> EXERCISE BRIEF:
Without including the pictures, copy out every line below.

start RECORDED INFORMATION

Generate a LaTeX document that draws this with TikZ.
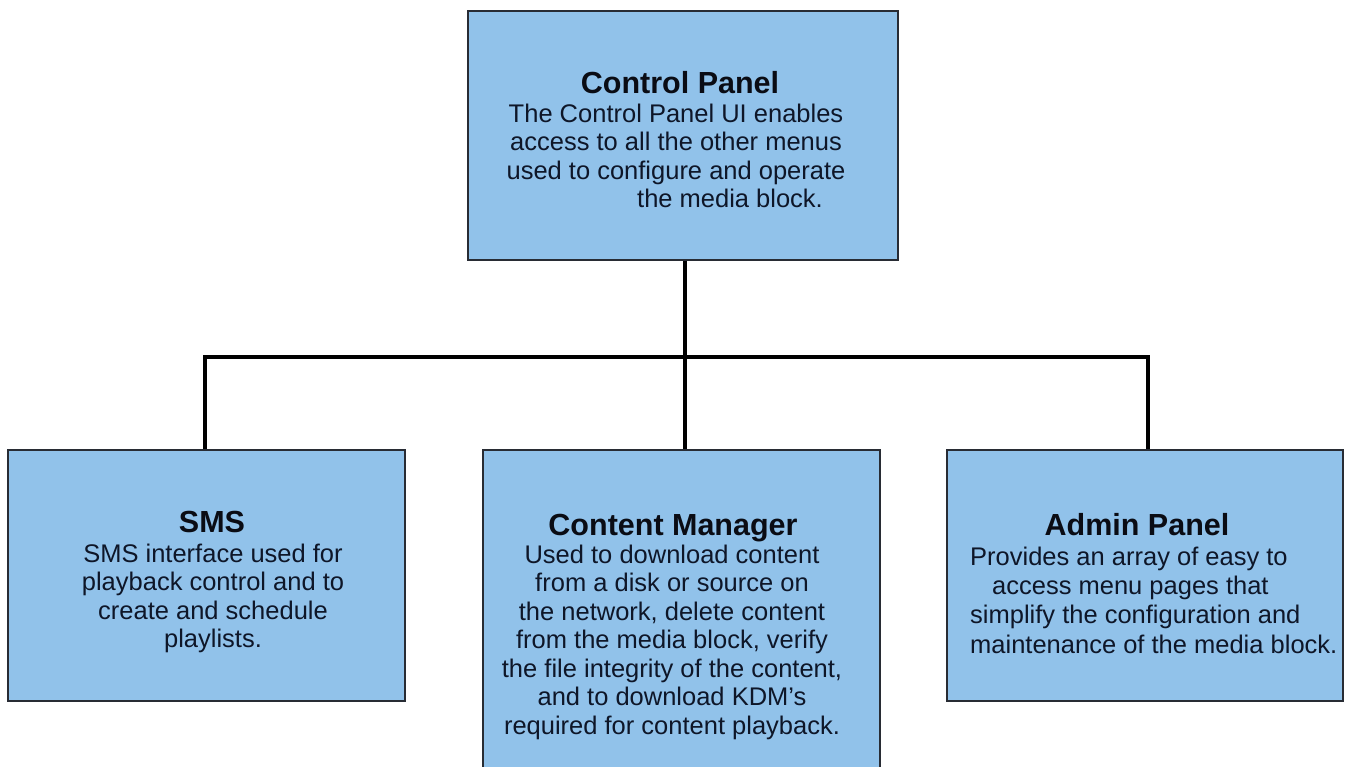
\documentclass[tikz,border=0pt]{standalone}
\usepackage{fontspec}
\setmainfont{Liberation Sans}
\begin{document}
\begin{tikzpicture}[x=1pt,y=1pt,
  box/.style={draw={rgb,255:red,40;green,44;blue,52}, line width=1.2pt,
    fill={rgb,255:red,145;green,194;blue,234}, rectangle, inner sep=0pt},
  title/.style={anchor=base, inner sep=0pt, text={rgb,255:red,10;green,12;blue,20},
    font=\fontsize{30.5}{30}\selectfont\bfseries},
  body/.style={anchor=base, inner sep=0pt, text={rgb,255:red,14;green,22;blue,40},
    font=\fontsize{25.5}{28.5}\selectfont},
  conn/.style={line width=4.5pt, black, line join=miter}]
\useasboundingbox (0,0) rectangle (1352,-766);
\fill[white] (0,0) rectangle (1352,-766);

% boxes
\node[box, minimum width=430pt, minimum height=249pt] (cp) at (683,-135.5) {};
\node[box, minimum width=397pt, minimum height=251pt] (sms) at (206.5,-575.5) {};
\node[box, minimum width=397pt, minimum height=330pt] (cm) at (681.5,-615) {};
\node[box, minimum width=396pt, minimum height=251pt] (ad) at (1145,-575.5) {};

% tree connectors
\coordinate (hub) at (685,-357);
\coordinate (jl) at (205,-357);
\coordinate (jr) at (1148,-357);
\draw[conn] (hub |- cp.south) -- (hub |- cm.north);
\draw[conn] (jl |- sms.north) -- (jl) -- (jr) -- (jr |- ad.north);

% Control Panel text (multi-line nodes sit on the baseline of their last line)
\node[title] (cpt) at (680,-93) {Control Panel};
\node[body, align=center] (cpb) at (676,-207.5)
  {The Control Panel UI enables\\access to all the other menus\\used to configure and operate\\\hspace*{108pt}the media block.};

% SMS text
\node[title] (smst) at (212,-532) {SMS};
\node[body, align=center] (smsb) at (213,-647.5)
  {SMS interface used for\\playback control and to\\create and schedule\\playlists.};

% Content Manager text
\node[title] (cmt) at (673,-535) {Content Manager};
\node[body, align=center] (cmb) at (672,-734)
  {Used to download content\\from a disk or source on\\the network, delete content\\from the media block, verify\\the file integrity of the content,\\and to download KDM’s\\required for content playback.};

% Admin Panel text
\node[title] (adt) at (1137,-535) {Admin Panel};
\node[body, anchor=base west, align=left,
  font=\fontsize{25.5}{29.3}\selectfont] (adb) at (970,-653)
  {Provides an array of easy to\\\hspace*{22pt}access menu pages that\\simplify the configuration and\\maintenance of the media block.};
\end{tikzpicture}
\end{document}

end RECORDED INFORMATION

> ANSWER TO THIS PROBLEM:
Generate a LaTeX document that draws this with TikZ.
\documentclass[tikz,border=0pt]{standalone}
\usepackage{fontspec}
\setmainfont{Liberation Sans}
\begin{document}
\begin{tikzpicture}[x=1pt,y=1pt,
  box/.style={draw={rgb,255:red,40;green,44;blue,52}, line width=1.2pt,
    fill={rgb,255:red,145;green,194;blue,234}, rectangle, inner sep=0pt},
  title/.style={anchor=base, inner sep=0pt, text={rgb,255:red,10;green,12;blue,20},
    font=\fontsize{30.5}{30}\selectfont\bfseries},
  body/.style={anchor=base, inner sep=0pt, text={rgb,255:red,14;green,22;blue,40},
    font=\fontsize{25.5}{28.5}\selectfont},
  conn/.style={line width=4.5pt, black, line join=miter}]
\useasboundingbox (0,0) rectangle (1352,-766);
\fill[white] (0,0) rectangle (1352,-766);

% boxes
\node[box, minimum width=430pt, minimum height=249pt] (cp) at (683,-135.5) {};
\node[box, minimum width=397pt, minimum height=251pt] (sms) at (206.5,-575.5) {};
\node[box, minimum width=397pt, minimum height=330pt] (cm) at (681.5,-615) {};
\node[box, minimum width=396pt, minimum height=251pt] (ad) at (1145,-575.5) {};

% tree connectors
\coordinate (hub) at (685,-357);
\coordinate (jl) at (205,-357);
\coordinate (jr) at (1148,-357);
\draw[conn] (hub |- cp.south) -- (hub |- cm.north);
\draw[conn] (jl |- sms.north) -- (jl) -- (jr) -- (jr |- ad.north);

% Control Panel text (multi-line nodes sit on the baseline of their last line)
\node[title] (cpt) at (680,-93) {Control Panel};
\node[body, align=center] (cpb) at (676,-207.5)
  {The Control Panel UI enables\\access to all the other menus\\used to configure and operate\\\hspace*{108pt}the media block.};

% SMS text
\node[title] (smst) at (212,-532) {SMS};
\node[body, align=center] (smsb) at (213,-647.5)
  {SMS interface used for\\playback control and to\\create and schedule\\playlists.};

% Content Manager text
\node[title] (cmt) at (673,-535) {Content Manager};
\node[body, align=center] (cmb) at (672,-734)
  {Used to download content\\from a disk or source on\\the network, delete content\\from the media block, verify\\the file integrity of the content,\\and to download KDM’s\\required for content playback.};

% Admin Panel text
\node[title] (adt) at (1137,-535) {Admin Panel};
\node[body, anchor=base west, align=left,
  font=\fontsize{25.5}{29.3}\selectfont] (adb) at (970,-653)
  {Provides an array of easy to\\\hspace*{22pt}access menu pages that\\simplify the configuration and\\maintenance of the media block.};
\end{tikzpicture}
\end{document}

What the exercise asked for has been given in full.